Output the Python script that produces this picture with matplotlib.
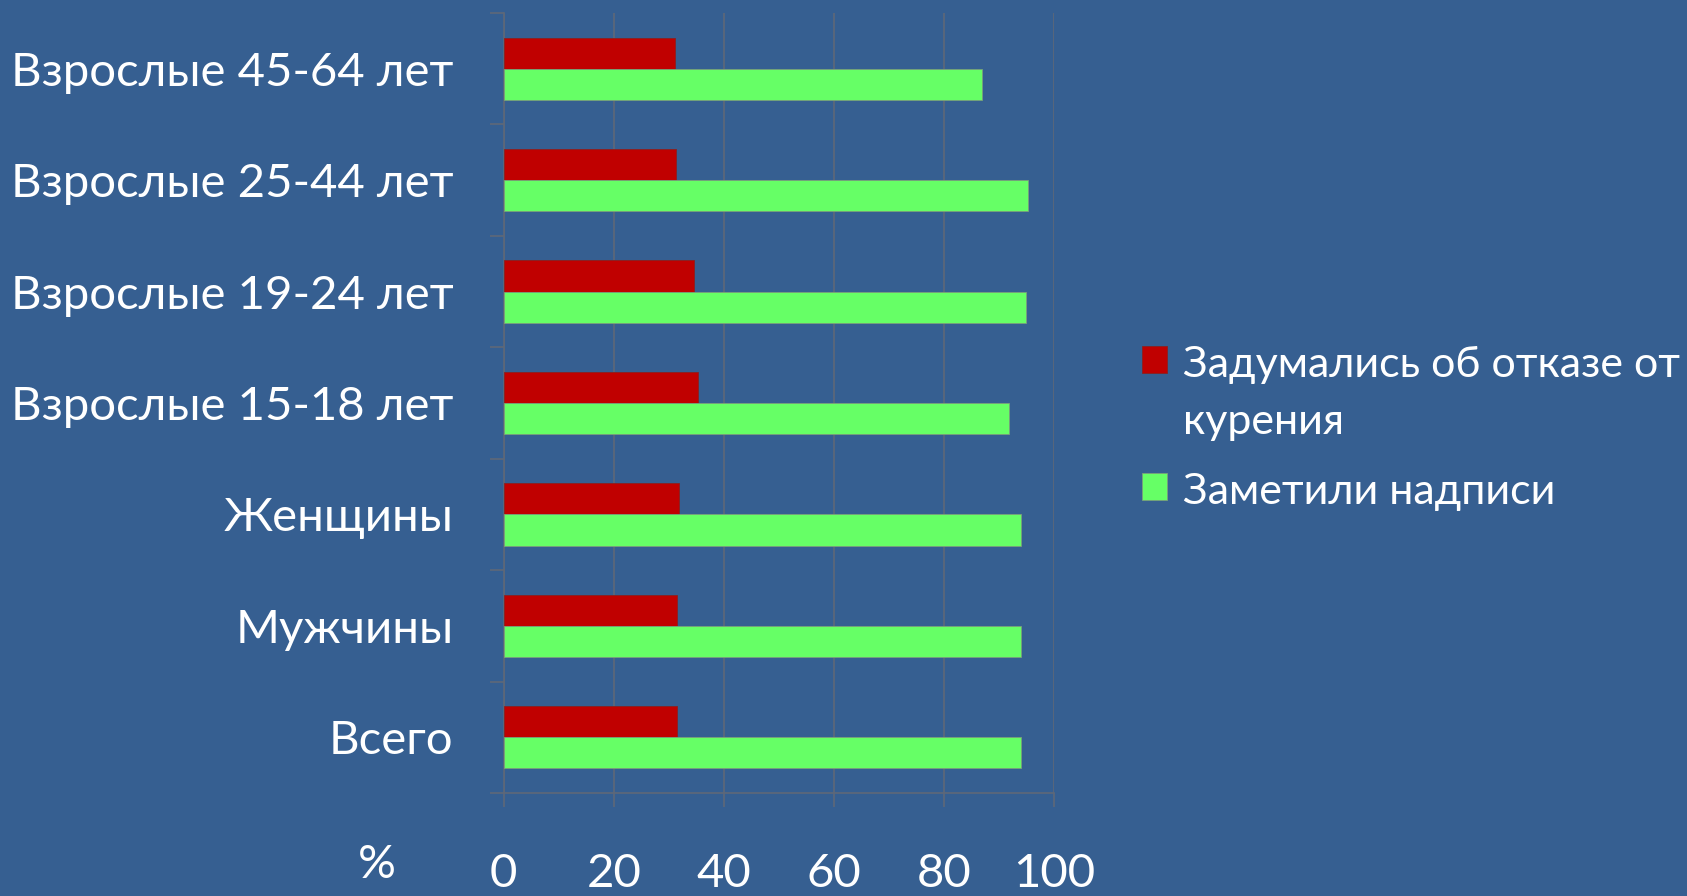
import numpy as np
import matplotlib.pyplot as plt
from matplotlib.ticker import FixedLocator

### DATA ###
categories = ['Всего', 'Мужчины', 'Женщины', 'Взрослые 15-18 лет',
              'Взрослые 19-24 лет', 'Взрослые 25-44 лет', 'Взрослые 45-64 лет']
thought_quit = [31.4, 31.4, 31.8, 35.3, 34.6, 31.3, 31.1]   # red
noticed = [94.0, 94.0, 94.0, 91.7, 94.8, 95.3, 86.8]        # green
x_ticks = [0, 20, 40, 60, 80, 100]
label_red = 'Задумались об отказе от\nкурения'
label_green = 'Заметили надписи'

### STYLE ###
bg = '#365F91'
grid_col = '#5E6878'
red = '#C00000'
green = '#66FF66'
fs = 34
leg_fs = 31

plt.rcParams['font.family'] = ['Lato', 'Open Sans', 'DejaVu Sans']

fig = plt.figure(figsize=(16.87, 8.96), dpi=100, facecolor=bg)
ax = fig.add_axes([0.2985, 0.115, 0.3265, 0.8705])
ax.set_facecolor(bg)

y = np.arange(len(categories))
h = 0.28
ax.barh(y + h / 2, thought_quit, height=h, color=red, edgecolor='#8a2020', linewidth=0.6,
        label=label_red, zorder=3)
ax.barh(y - h / 2, noticed, height=h, color=green, edgecolor='#7aa07a', linewidth=0.6,
        label=label_green, zorder=3)

ax.set_xlim(0, 100)
ax.set_ylim(-0.5, len(categories) - 0.5)
ax.set_xticks(x_ticks)
ax.set_xticklabels([str(v) for v in x_ticks])
ax.set_yticks(y)
ax.set_yticklabels(categories)
ax.yaxis.set_minor_locator(FixedLocator(np.arange(len(categories) + 1) - 0.5))

ax.grid(axis='x', color=grid_col, linewidth=1.2, zorder=0)
for s in ['top', 'right']:
    ax.spines[s].set_visible(False)
for s in ['left', 'bottom']:
    ax.spines[s].set_color(grid_col)
    ax.spines[s].set_linewidth(1.2)

ax.tick_params(axis='x', colors=grid_col, length=10, width=1.2, pad=33,
               labelcolor='white', labelsize=fs)
ax.tick_params(axis='y', which='major', length=0, pad=36, labelcolor='white', labelsize=fs)
ax.tick_params(axis='y', which='minor', length=10, width=1.2, colors=grid_col)

fig.text(0.212, 0.035, '%', color='white', fontsize=fs, ha='left', va='center')

handles, labels = ax.get_legend_handles_labels()
leg = fig.legend(handles, labels, loc='upper left', bbox_to_anchor=(0.664, 0.638),
                 frameon=False, fontsize=leg_fs, labelcolor='white',
                 handlelength=0.58, handleheight=0.58, handletextpad=0.38,
                 labelspacing=0.75, borderpad=0)
for t in leg.get_texts():
    t.set_linespacing(1.62)
# put the colour box next to the first line of a wrapped label
for col in leg._legend_handle_box.get_children():
    for row in col.get_children():
        row.align = 'top'

fig.savefig('out.png', dpi=100, facecolor=bg)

■ ■ ■

**WHAT THE TASK REQUIRES:** Everything from the first line to the line with "plt.rcParams['font.family'] = ['Lato', 'Open" must be repeated exactly, and nothing else. Leave the pictures out.

**FINAL ANSWER:**
Output the Python script that produces this picture with matplotlib.
import numpy as np
import matplotlib.pyplot as plt
from matplotlib.ticker import FixedLocator

### DATA ###
categories = ['Всего', 'Мужчины', 'Женщины', 'Взрослые 15-18 лет',
              'Взрослые 19-24 лет', 'Взрослые 25-44 лет', 'Взрослые 45-64 лет']
thought_quit = [31.4, 31.4, 31.8, 35.3, 34.6, 31.3, 31.1]   # red
noticed = [94.0, 94.0, 94.0, 91.7, 94.8, 95.3, 86.8]        # green
x_ticks = [0, 20, 40, 60, 80, 100]
label_red = 'Задумались об отказе от\nкурения'
label_green = 'Заметили надписи'

### STYLE ###
bg = '#365F91'
grid_col = '#5E6878'
red = '#C00000'
green = '#66FF66'
fs = 34
leg_fs = 31

plt.rcParams['font.family'] = ['Lato', 'Open Sans', 'DejaVu Sans']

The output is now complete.